Hal yang membedakan praktik di lapangan terkait dengan penyidikan pada tindak pidana korupsi ialah bahwa oleh kepolisian sebenarnya melalui ketentuan Pasal 41 UU Tipikor ditentukan bahwa adanya peran serta masyarakat untuk membantu pemberantasan tindak pidana korupsi, sehingga apabila seorang penyidik (kepolisian) menerima suatu laporan maupun pengaduan dari masyarakat hal tersebut akan ditindaklanjuti jika dalam hasil penyelidikan terdapat cukup bukti telah terjadi perkara tindak pidana korupsi, berdasarkan hal tersebut nantinya kepala Kepolisian Ressort setempat akan mengeluarkan Surat Perintah Penyidikan (Pasal 109 ayat (1) KUHAP) yang kemudian akan diberitahukan kepada Penuntut Umum, yang mana nanti dalam prosesnya menurut kelaziman praktik akan keluar bentuk formulir P-16 yang merupakan surat perintah penunjukan Jaksa Penuntut Umum yaitu untuk melakukan penelitian dalam perkara tersebut.
Kemudian untuk praktik oleh pihak kejaksaan modus operandi terungkapnya perkara korupsi dapat terjadi karena adanya inisiatif penyidik sendiri atau bisa juga karena mendapat laporan/informasi, dalam praktiknya laporan atau informasi ini dibuat dengan menggunakan bentuk P-1, dari hal tersebut kejaksaan kemudian mengeliminasi apabila laporan tersebut bersifat informasi maka ditangani seksi intelijen, dan jika sudah merupakan laporan tindak pidana maka akan langsung ditangani oleh seksi tindak pidana khusus.

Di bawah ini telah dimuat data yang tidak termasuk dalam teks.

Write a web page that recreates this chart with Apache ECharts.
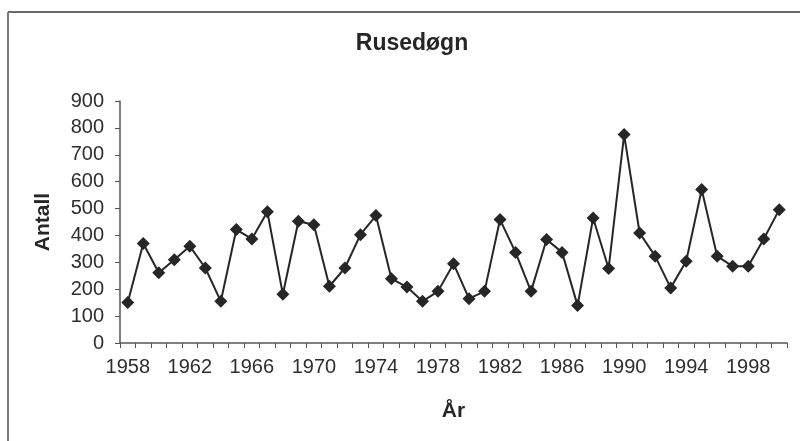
<!DOCTYPE html>
<html>
<head>
<meta charset="utf-8">
<script src="https://cdn.jsdelivr.net/npm/echarts@6/dist/echarts.min.js"></script>
<style>
html,body{margin:0;padding:0;background:#fff;}
#c{width:800px;height:441px;}
</style>
</head>
<body>
<div id="c"></div>
<script>
const years = ['1958','1959','1960','1961','1962','1963','1964','1965','1966','1967','1968','1969','1970','1971','1972','1973','1974','1975','1976','1977','1978','1979','1980','1981','1982','1983','1984','1985','1986','1987','1988','1989','1990','1991','1992','1993','1994','1995','1996','1997','1998','1999','2000'];
const rusedogn = [151,370,261,310,360,279,155,422,387,488,181,453,440,211,279,403,474,239,208,155,192,295,165,192,459,337,192,385,337,139,465,277,775,409,323,205,304,571,323,285,285,387,496];
const yTicks = {min:0, max:900, interval:100};
const titleText = 'Rusedøgn';
const xName = 'År';
const yName = 'Antall';

const chart = echarts.init(document.getElementById('c'));
chart.setOption({
  backgroundColor:'#fff',
  animation:false,
  graphic:[
    {type:'line', shape:{x1:8,y1:12,x2:800,y2:12}, style:{stroke:'#6a6a6a', lineWidth:2}},
    {type:'line', shape:{x1:8,y1:12,x2:8,y2:441}, style:{stroke:'#7a7a7a', lineWidth:2}}
  ],
  title:{
    text:titleText, left:407, top:27, textAlign:'center',
    textStyle:{fontFamily:'Liberation Sans, Arial', fontWeight:'bold', fontSize:23, color:'#262626'}
  },
  grid:{left:120, right:13, top:101, bottom:98},
  xAxis:{
    type:'category', data:years, boundaryGap:true,
    name:xName, nameLocation:'middle', nameGap:58,
    nameTextStyle:{fontFamily:'Liberation Sans, Arial', fontWeight:'bold', fontSize:21, color:'#262626'},
    axisLine:{lineStyle:{color:'#555', width:1.5}},
    axisTick:{show:true, interval:0, length:5, lineStyle:{color:'#555'}},
    axisLabel:{interval:3, margin:14, fontFamily:'Liberation Sans, Arial', fontSize:20, color:'#2e2e2e'},
    splitLine:{show:false}
  },
  yAxis:{
    type:'value', min:yTicks.min, max:yTicks.max, interval:yTicks.interval,
    name:yName, nameLocation:'middle', nameGap:66, nameRotate:90,
    nameTextStyle:{fontFamily:'Liberation Sans, Arial', fontWeight:'bold', fontSize:21, color:'#262626'},
    axisLine:{show:true, lineStyle:{color:'#555', width:1.5}},
    axisTick:{show:true, length:5, lineStyle:{color:'#555'}},
    axisLabel:{margin:16, fontFamily:'Liberation Sans, Arial', fontSize:20, color:'#2e2e2e'},
    splitLine:{show:false}
  },
  series:[{
    type:'line', data:rusedogn,
    symbol:'diamond', symbolSize:13, showAllSymbol:true,
    lineStyle:{color:'#262626', width:2},
    itemStyle:{color:'#262626'}
  }]
});
</script>
</body>
</html>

Dari seluruh penjelasan di atas, pada akhirnya kita tahu bahwa cara dan taktik melakukan penyidikan tersebut pada prinsipnya identik dengan cara penanganan perkara pidana pada umumnya adapun hal yang membedakan hanyalah terletak pada inisitiatif daripada penyidik itu sendiri.